• YOUR GOAL: Copy all the data exactly, except the pictures.

• SOURCE DATA:
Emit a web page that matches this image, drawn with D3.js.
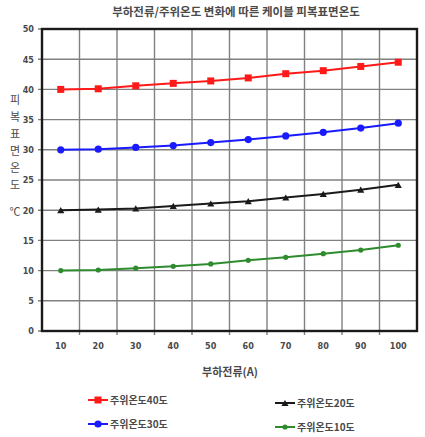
<!DOCTYPE html>
<html>
<head>
<meta charset="utf-8">
<script src="https://cdnjs.cloudflare.com/ajax/libs/d3/7.8.5/d3.min.js"></script>
<style>
  body { margin: 0; background: #fff; }
  text { font-family: "Noto Sans CJK KR", "Noto Sans", sans-serif; fill: #4a4a4a; }
</style>
</head>
<body>
<div id="chart"></div>
<script>
// data
var currents = [10, 20, 30, 40, 50, 60, 70, 80, 90, 100];
var temp40 = [40.0, 40.1, 40.6, 41.0, 41.4, 41.9, 42.6, 43.1, 43.8, 44.5];
var temp30 = [30.0, 30.1, 30.4, 30.7, 31.2, 31.7, 32.3, 32.9, 33.6, 34.4];
var temp20 = [20.0, 20.1, 20.3, 20.7, 21.1, 21.5, 22.1, 22.7, 23.4, 24.2];
var temp10 = [10.0, 10.1, 10.4, 10.7, 11.1, 11.7, 12.2, 12.8, 13.4, 14.2];
var yTicks = [0, 5, 10, 15, 20, 25, 30, 35, 40, 45, 50];
var seriesNames = ["주위온도40도", "주위온도30도", "주위온도20도", "주위온도10도"];

var series = [
  {name: seriesNames[0], values: temp40, color: "#ff1a1a", marker: "square"},
  {name: seriesNames[1], values: temp30, color: "#1a1aff", marker: "circle"},
  {name: seriesNames[2], values: temp20, color: "#1a1a1a", marker: "triangle"},
  {name: seriesNames[3], values: temp10, color: "#2e8b2e", marker: "small"}
];

var svgWidth = 425, svgHeight = 437;
var margin = {top: 29, right: 8, bottom: 106, left: 42};
var width = svgWidth - margin.left - margin.right;
var height = svgHeight - margin.top - margin.bottom;

var root = d3.select("#chart").append("svg")
  .attr("width", svgWidth)
  .attr("height", svgHeight);

root.append("text")
  .attr("x", 236).attr("y", 16)
  .attr("text-anchor", "middle")
  .style("font-size", "11.5px").style("font-weight", "bold")
  .text("부하전류/주위온도 변화에 따른 케이블 피복표면온도");

var svg = root.append("g")
  .attr("transform", "translate(" + margin.left + "," + margin.top + ")");

var x = d3.scaleBand().domain(currents).range([0, width]);
var y = d3.scaleLinear().domain([0, 50]).range([height, 0]);

// grid
svg.append("g").selectAll("line.h").data(yTicks).enter().append("line")
  .attr("x1", -4).attr("x2", width)
  .attr("y1", function(d) { return y(d); }).attr("y2", function(d) { return y(d); })
  .attr("stroke", "#808080").attr("stroke-width", 1.4);
svg.append("g").selectAll("line.v").data(currents.slice(1)).enter().append("line")
  .attr("x1", function(d) { return x(d); }).attr("x2", function(d) { return x(d); })
  .attr("y1", 0).attr("y2", height + 4)
  .attr("stroke", "#808080").attr("stroke-width", 1.4);

svg.append("rect")
  .attr("width", width).attr("height", height)
  .attr("fill", "none").attr("stroke", "#1a1a1a").attr("stroke-width", 2.4);

// axes labels
var yAxis = svg.append("g").call(d3.axisLeft(y).tickValues(yTicks).tickSize(0).tickPadding(8));
yAxis.select(".domain").remove();
yAxis.selectAll("text").style("font-size", "9px").style("font-weight", "bold")
  .style("font-family", "'Liberation Sans Narrow', 'DejaVu Sans Condensed', sans-serif").attr("fill", "#444");

var xAxis = svg.append("g").attr("transform", "translate(0," + height + ")")
  .call(d3.axisBottom(x).tickSize(0).tickPadding(12));
xAxis.select(".domain").remove();
xAxis.selectAll("text").style("font-size", "9px").style("font-weight", "bold")
  .style("font-family", "'Liberation Sans Narrow', 'DejaVu Sans Condensed', sans-serif").attr("fill", "#444");

svg.append("text")
  .attr("x", 188).attr("y", height + 45)
  .attr("text-anchor", "middle")
  .style("font-size", "11px").style("font-weight", "bold")
  .text("부하전류(A)");

// vertical y label
var yLabelChars = ["피", "복", "표", "면", "온", "도"];
root.append("g").selectAll("text").data(yLabelChars).enter().append("text")
  .attr("x", 15).attr("y", function(d, i) { return 104 + i * 17; })
  .attr("text-anchor", "middle")
  .style("font-size", "11px")
  .text(function(d) { return d; });
root.append("text").attr("x", 15).attr("y", 216).attr("text-anchor", "middle")
  .style("font-size", "11px").text("℃");

var line = d3.line()
  .x(function(d, i) { return x(currents[i]) + x.bandwidth() / 2; })
  .y(function(d) { return y(d); });

function drawMarker(g, type, color, cx, cy) {
  if (type === "square") {
    g.append("rect").attr("x", cx - 3.5).attr("y", cy - 3.5).attr("width", 7).attr("height", 7).attr("fill", color);
  } else if (type === "circle") {
    g.append("circle").attr("cx", cx).attr("cy", cy).attr("r", 3.6).attr("fill", color);
  } else if (type === "triangle") {
    g.append("path").attr("d", d3.symbol().type(d3.symbolTriangle).size(22)()).attr("transform", "translate(" + cx + "," + (cy + 1) + ")").attr("fill", color);
  } else {
    g.append("circle").attr("cx", cx).attr("cy", cy).attr("r", 2.6).attr("fill", color);
  }
}

series.forEach(function(s) {
  svg.append("path").datum(s.values)
    .attr("d", line).attr("fill", "none")
    .attr("stroke", s.color).attr("stroke-width", 2);
  var g = svg.append("g");
  s.values.forEach(function(v, i) {
    drawMarker(g, s.marker, s.color, x(currents[i]) + x.bandwidth() / 2, y(v));
  });
});

// legend
var legendPos = [[88, 400], [88, 424], [275, 403], [275, 427]];
series.forEach(function(s, i) {
  var g = root.append("g").attr("transform", "translate(" + legendPos[i][0] + "," + legendPos[i][1] + ")");
  g.append("line").attr("x1", 0).attr("x2", 20).attr("y1", 0).attr("y2", 0)
    .attr("stroke", s.color).attr("stroke-width", 2);
  drawMarker(g, s.marker, s.color, 10, 0);
  g.append("text").attr("x", 22).attr("y", 4)
    .style("font-size", "10px").style("font-weight", "bold")
    .text(s.name);
});
</script>
</body>
</html>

• EXPECTED OUTPUT:
Emit a web page that matches this image, drawn with D3.js.
<!DOCTYPE html>
<html>
<head>
<meta charset="utf-8">
<script src="https://cdnjs.cloudflare.com/ajax/libs/d3/7.8.5/d3.min.js"></script>
<style>
  body { margin: 0; background: #fff; }
  text { font-family: "Noto Sans CJK KR", "Noto Sans", sans-serif; fill: #4a4a4a; }
</style>
</head>
<body>
<div id="chart"></div>
<script>
// data
var currents = [10, 20, 30, 40, 50, 60, 70, 80, 90, 100];
var temp40 = [40.0, 40.1, 40.6, 41.0, 41.4, 41.9, 42.6, 43.1, 43.8, 44.5];
var temp30 = [30.0, 30.1, 30.4, 30.7, 31.2, 31.7, 32.3, 32.9, 33.6, 34.4];
var temp20 = [20.0, 20.1, 20.3, 20.7, 21.1, 21.5, 22.1, 22.7, 23.4, 24.2];
var temp10 = [10.0, 10.1, 10.4, 10.7, 11.1, 11.7, 12.2, 12.8, 13.4, 14.2];
var yTicks = [0, 5, 10, 15, 20, 25, 30, 35, 40, 45, 50];
var seriesNames = ["주위온도40도", "주위온도30도", "주위온도20도", "주위온도10도"];

var series = [
  {name: seriesNames[0], values: temp40, color: "#ff1a1a", marker: "square"},
  {name: seriesNames[1], values: temp30, color: "#1a1aff", marker: "circle"},
  {name: seriesNames[2], values: temp20, color: "#1a1a1a", marker: "triangle"},
  {name: seriesNames[3], values: temp10, color: "#2e8b2e", marker: "small"}
];

var svgWidth = 425, svgHeight = 437;
var margin = {top: 29, right: 8, bottom: 106, left: 42};
var width = svgWidth - margin.left - margin.right;
var height = svgHeight - margin.top - margin.bottom;

var root = d3.select("#chart").append("svg")
  .attr("width", svgWidth)
  .attr("height", svgHeight);

root.append("text")
  .attr("x", 236).attr("y", 16)
  .attr("text-anchor", "middle")
  .style("font-size", "11.5px").style("font-weight", "bold")
  .text("부하전류/주위온도 변화에 따른 케이블 피복표면온도");

var svg = root.append("g")
  .attr("transform", "translate(" + margin.left + "," + margin.top + ")");

var x = d3.scaleBand().domain(currents).range([0, width]);
var y = d3.scaleLinear().domain([0, 50]).range([height, 0]);

// grid
svg.append("g").selectAll("line.h").data(yTicks).enter().append("line")
  .attr("x1", -4).attr("x2", width)
  .attr("y1", function(d) { return y(d); }).attr("y2", function(d) { return y(d); })
  .attr("stroke", "#808080").attr("stroke-width", 1.4);
svg.append("g").selectAll("line.v").data(currents.slice(1)).enter().append("line")
  .attr("x1", function(d) { return x(d); }).attr("x2", function(d) { return x(d); })
  .attr("y1", 0).attr("y2", height + 4)
  .attr("stroke", "#808080").attr("stroke-width", 1.4);

svg.append("rect")
  .attr("width", width).attr("height", height)
  .attr("fill", "none").attr("stroke", "#1a1a1a").attr("stroke-width", 2.4);

// axes labels
var yAxis = svg.append("g").call(d3.axisLeft(y).tickValues(yTicks).tickSize(0).tickPadding(8));
yAxis.select(".domain").remove();
yAxis.selectAll("text").style("font-size", "9px").style("font-weight", "bold")
  .style("font-family", "'Liberation Sans Narrow', 'DejaVu Sans Condensed', sans-serif").attr("fill", "#444");

var xAxis = svg.append("g").attr("transform", "translate(0," + height + ")")
  .call(d3.axisBottom(x).tickSize(0).tickPadding(12));
xAxis.select(".domain").remove();
xAxis.selectAll("text").style("font-size", "9px").style("font-weight", "bold")
  .style("font-family", "'Liberation Sans Narrow', 'DejaVu Sans Condensed', sans-serif").attr("fill", "#444");

svg.append("text")
  .attr("x", 188).attr("y", height + 45)
  .attr("text-anchor", "middle")
  .style("font-size", "11px").style("font-weight", "bold")
  .text("부하전류(A)");

// vertical y label
var yLabelChars = ["피", "복", "표", "면", "온", "도"];
root.append("g").selectAll("text").data(yLabelChars).enter().append("text")
  .attr("x", 15).attr("y", function(d, i) { return 104 + i * 17; })
  .attr("text-anchor", "middle")
  .style("font-size", "11px")
  .text(function(d) { return d; });
root.append("text").attr("x", 15).attr("y", 216).attr("text-anchor", "middle")
  .style("font-size", "11px").text("℃");

var line = d3.line()
  .x(function(d, i) { return x(currents[i]) + x.bandwidth() / 2; })
  .y(function(d) { return y(d); });

function drawMarker(g, type, color, cx, cy) {
  if (type === "square") {
    g.append("rect").attr("x", cx - 3.5).attr("y", cy - 3.5).attr("width", 7).attr("height", 7).attr("fill", color);
  } else if (type === "circle") {
    g.append("circle").attr("cx", cx).attr("cy", cy).attr("r", 3.6).attr("fill", color);
  } else if (type === "triangle") {
    g.append("path").attr("d", d3.symbol().type(d3.symbolTriangle).size(22)()).attr("transform", "translate(" + cx + "," + (cy + 1) + ")").attr("fill", color);
  } else {
    g.append("circle").attr("cx", cx).attr("cy", cy).attr("r", 2.6).attr("fill", color);
  }
}

series.forEach(function(s) {
  svg.append("path").datum(s.values)
    .attr("d", line).attr("fill", "none")
    .attr("stroke", s.color).attr("stroke-width", 2);
  var g = svg.append("g");
  s.values.forEach(function(v, i) {
    drawMarker(g, s.marker, s.color, x(currents[i]) + x.bandwidth() / 2, y(v));
  });
});

// legend
var legendPos = [[88, 400], [88, 424], [275, 403], [275, 427]];
series.forEach(function(s, i) {
  var g = root.append("g").attr("transform", "translate(" + legendPos[i][0] + "," + legendPos[i][1] + ")");
  g.append("line").attr("x1", 0).attr("x2", 20).attr("y1", 0).attr("y2", 0)
    .attr("stroke", s.color).attr("stroke-width", 2);
  drawMarker(g, s.marker, s.color, 10, 0);
  g.append("text").attr("x", 22).attr("y", 4)
    .style("font-size", "10px").style("font-weight", "bold")
    .text(s.name);
});
</script>
</body>
</html>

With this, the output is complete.